We took a trip 170km east, to end up in Flåm. Standing on a viewing platform 650m above Aurlandsfjord was unreal, and I realised how lucky I am to live in a place where experiences like this are so easily accessible.
Now that you’re feeling suitably sickened by my little “Norway Is Great” spiel, I want to share some of the social and cultural norms that consistently keep Scandinavian countries at the top of countless lists documenting the happiest/best/most liveable/*any other positive adjective* places in the world.
- Scandinavia is big on equality. Be that gender, wealth or racial equality, you’d be hard pushed to find any form of social hierarchy here. This means that while women can’t expect men to open doors for them, they can expect lower gender pay gaps, shared parental leave for child care, and top board positions in all public and private firms.
- Following on from the idea of broad social equality, bragging about money here is a no-go zone. It took me a while to get used to the idea of not tipping in bars and restaurants, but workers are well-paid here and excessive tipping is seen as arrogant and unnecessary.
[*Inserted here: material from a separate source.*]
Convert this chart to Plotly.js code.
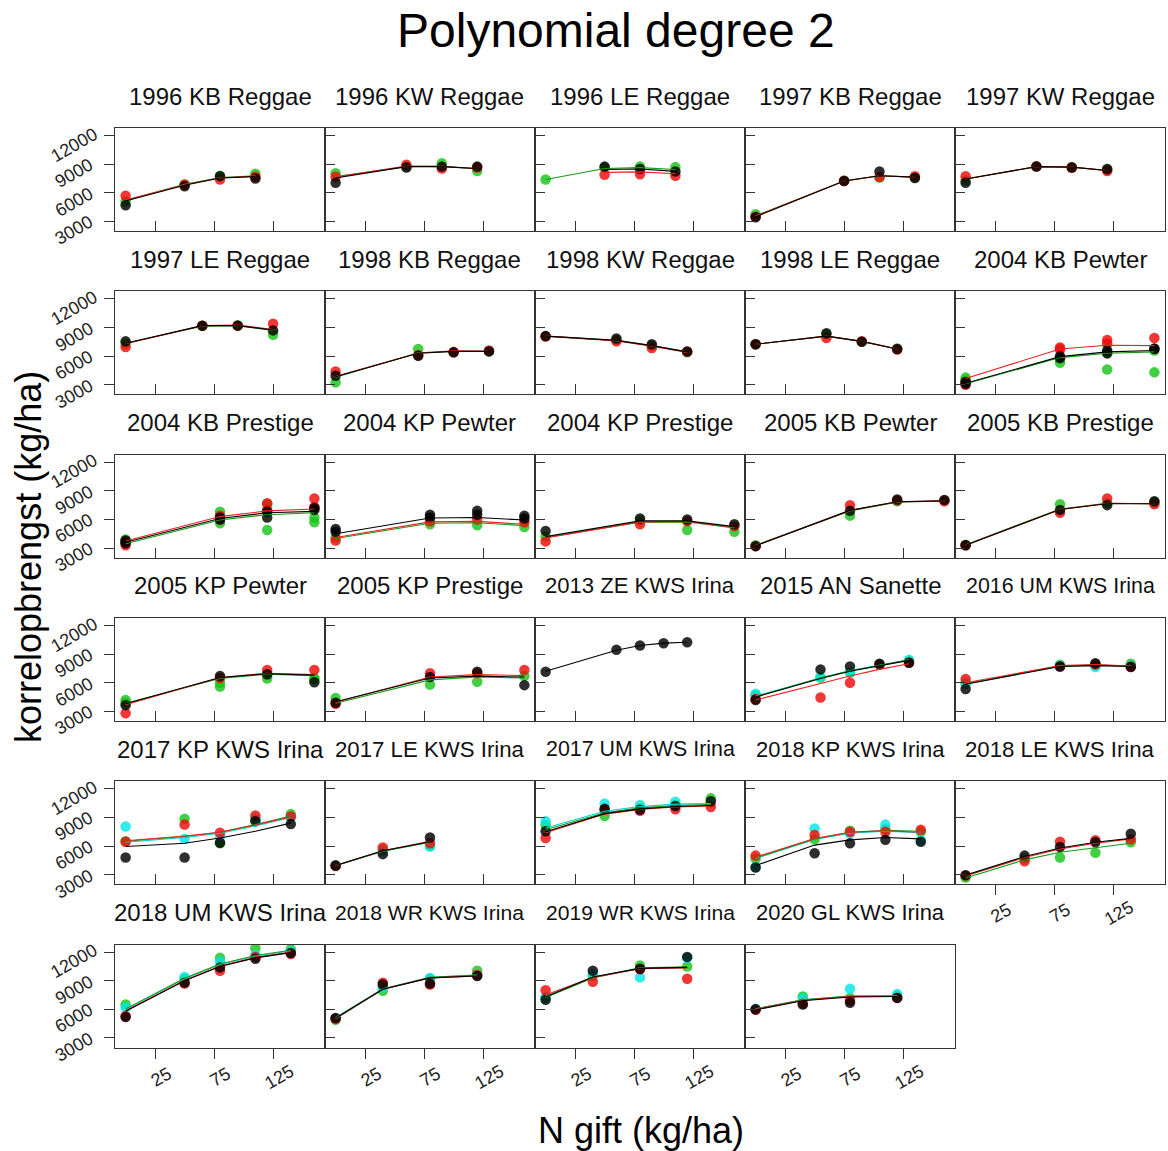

- As there is little concept of hierarchy here, it is commonplace to communicate on a first-name basis with people, particularly with lecturers and tutors. While I’d suggest initially erring on the side of caution here, this is pretty common.
So for anyone who is going to be studying in Scandinavia next year, I hope this has helped to debunk some of the information you might already have heard. Either way, I’m sure it won’t take long before you agree that the Nordic countries really do put the rest of us to shame.